As if this weren’t enough, he also had to edit while he shot, just to meet his deadline.

“The most challenging thing was the delivery date,” Bruckheimer explains. “We had a 22-week post, and for a picture like this, with almost 1,200 visual effects shots, it’s usually 40 weeks. Rob was doing something very uncommon: turning over whole sequences before finishing the movie. After that, you couldn’t add anything; you could just subtract.”

With the mermaid sequence finished, along with shots on board the HMS Surprise, a replica of an 18th century frigate kept at the Maritime Museum of San Diego, a brief shoot followed on a desert island in Puerto Rico, then the crew relocated to England in September, working on a staggering eight stages at Pinewood Studios, where the climax—the Fountain of Youth sequence—was shot in the same tank used for the James Bond films.

In London, Marshall spent a week devoted to the chase sequence, centered on Greenwich’s Old Royal Naval College and requiring 455 background players, 24 coaches with drivers and 48 horses.
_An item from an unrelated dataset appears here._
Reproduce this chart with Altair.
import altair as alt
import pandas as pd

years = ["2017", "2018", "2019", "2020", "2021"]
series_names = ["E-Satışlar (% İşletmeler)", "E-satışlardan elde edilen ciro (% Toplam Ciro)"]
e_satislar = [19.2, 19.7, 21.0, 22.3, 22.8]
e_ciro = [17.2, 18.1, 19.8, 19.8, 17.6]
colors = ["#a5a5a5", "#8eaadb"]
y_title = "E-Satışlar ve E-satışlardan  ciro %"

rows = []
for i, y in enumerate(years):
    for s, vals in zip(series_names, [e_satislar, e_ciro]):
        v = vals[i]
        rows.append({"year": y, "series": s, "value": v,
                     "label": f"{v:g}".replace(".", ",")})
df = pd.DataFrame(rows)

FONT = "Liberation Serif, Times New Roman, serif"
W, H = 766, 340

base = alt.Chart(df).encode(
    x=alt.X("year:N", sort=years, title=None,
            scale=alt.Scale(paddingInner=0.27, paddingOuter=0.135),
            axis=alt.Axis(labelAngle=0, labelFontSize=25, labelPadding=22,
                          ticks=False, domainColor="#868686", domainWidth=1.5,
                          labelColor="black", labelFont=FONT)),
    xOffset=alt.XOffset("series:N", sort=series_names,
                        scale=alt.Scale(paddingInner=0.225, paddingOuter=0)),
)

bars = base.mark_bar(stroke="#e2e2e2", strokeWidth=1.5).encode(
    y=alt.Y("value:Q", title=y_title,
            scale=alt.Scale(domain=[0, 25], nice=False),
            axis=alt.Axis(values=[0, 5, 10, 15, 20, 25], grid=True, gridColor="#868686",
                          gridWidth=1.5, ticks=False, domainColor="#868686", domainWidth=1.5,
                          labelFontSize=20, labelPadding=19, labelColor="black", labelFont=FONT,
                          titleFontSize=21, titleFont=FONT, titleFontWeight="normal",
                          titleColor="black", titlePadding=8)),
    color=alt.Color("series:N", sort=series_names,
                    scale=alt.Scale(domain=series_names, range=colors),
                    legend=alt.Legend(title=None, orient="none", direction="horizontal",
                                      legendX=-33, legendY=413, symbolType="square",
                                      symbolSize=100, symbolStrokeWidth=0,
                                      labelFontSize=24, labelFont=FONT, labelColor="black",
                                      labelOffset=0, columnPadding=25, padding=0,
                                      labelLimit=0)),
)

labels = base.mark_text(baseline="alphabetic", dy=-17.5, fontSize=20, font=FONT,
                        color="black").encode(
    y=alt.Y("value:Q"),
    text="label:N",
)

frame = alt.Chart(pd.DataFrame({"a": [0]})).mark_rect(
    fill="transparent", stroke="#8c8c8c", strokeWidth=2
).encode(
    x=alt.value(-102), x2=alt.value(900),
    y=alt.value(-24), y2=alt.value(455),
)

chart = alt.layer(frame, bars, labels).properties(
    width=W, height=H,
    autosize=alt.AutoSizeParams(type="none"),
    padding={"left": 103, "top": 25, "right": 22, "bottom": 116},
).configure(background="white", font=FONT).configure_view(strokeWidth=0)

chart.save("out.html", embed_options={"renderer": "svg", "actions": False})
The art department in England alone employed 62 carpenters, 29 painters, 71 plasterers, 36 riggers and 14 sculptors. Despite constant rain, only a single day was lost to bad weather.
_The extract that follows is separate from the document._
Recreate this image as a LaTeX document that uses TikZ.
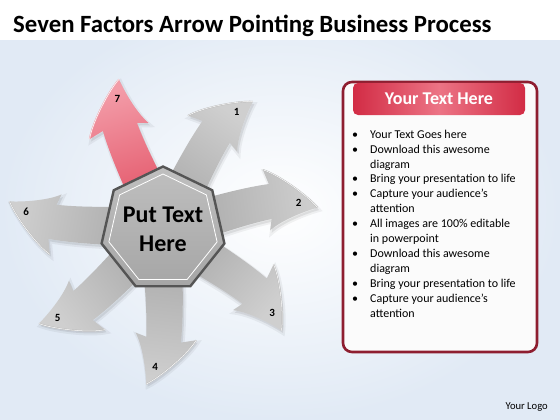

At last, shooting concluded November 18, 2010, with one of the movie’s simplest scenes. “That’s where Jack plans to mutiny,” Marshall recalls, “and there’s this lovely round robin where he tells a pirate, ‘Tonight,’ and that pirate tells somebody else, ‘Tonight,’ and it goes all the way around the ship and comes back to him.”

In the end, the scene was one of the very few that didn’t make it into the finished film.

Lessons Learned & Finishing Touches

Now just hours before he puts the final touches to his work, color-timing 14 shots and supervising the ultimate stages of the 2D and 3D versions, Marshall seems remarkably calm for a man who has undergone a baptism by fire and almost died.

Sitting over lunch April 28 at Shutters on the Beach in Santa Monica, with his deep blue eyes and shock of brown hair, there’s a warmth and gentleness to him that make one marvel that this man could helm a picture of such size. But he brought it in under budget and ahead of schedule, Bruckheimer says. And they’ve already started talks for a fifth Pirates.

Looking back, it’s the joy of discovering Depp that Marshall relishes most. Asked what surprised him about the actor, he laughs: “Everything! His incredible elegance as a person, No. 1. He comes on the set and shakes everybody’s hand in the morning. He has the manners of a gentleman from another time.” Like Marshall himself.

The two bonded over their love of the past—somewhat unexpected for those who think of Depp as ultra-contemporary or as similar to his co-star, Keith Richards, the Rolling Stone who plays his father in the film.

“We felt, from our first meeting, exactly the same way: We were born in the wrong time,” Marshall says. “I should have been working in the 1940s in the Arthur Freed [musical unit at MGM], and Johnny would have loved to be in the 1930s or ‘40s. He loves Hollywood lore.”

It was Depp who insisted that Marshall view some of his favorite films, mainly from the 1950s or before but also including the 1965 Tony Richardson satire The Loved One. Their affinity for old times was reflected in the parting gifts they gave each other at the end of the shoot: a 1930s cigarette case from Marshall to Depp and a ‘30s cocktail shaker from Depp to his director.

Whether there’ll be more gifts remains unclear.

Much will depend on how Stranger Tides performs, on Depp’s schedule and on Disney’s ability to market the film, the first greenlighted by Ross and so important to him and the studio that he went on location three times.

A new screenplay, written by Rossio, was due to be turned in by May 2. Marshall seems open to the idea. But after two years of shooting, after all those CGI shots and after overseeing everything from postproduction to nail-polish commercials, he is clearly exhausted.

Will there be a P5? Bruckheimer believes so. Still, he notes, “You know how fragile movies are.”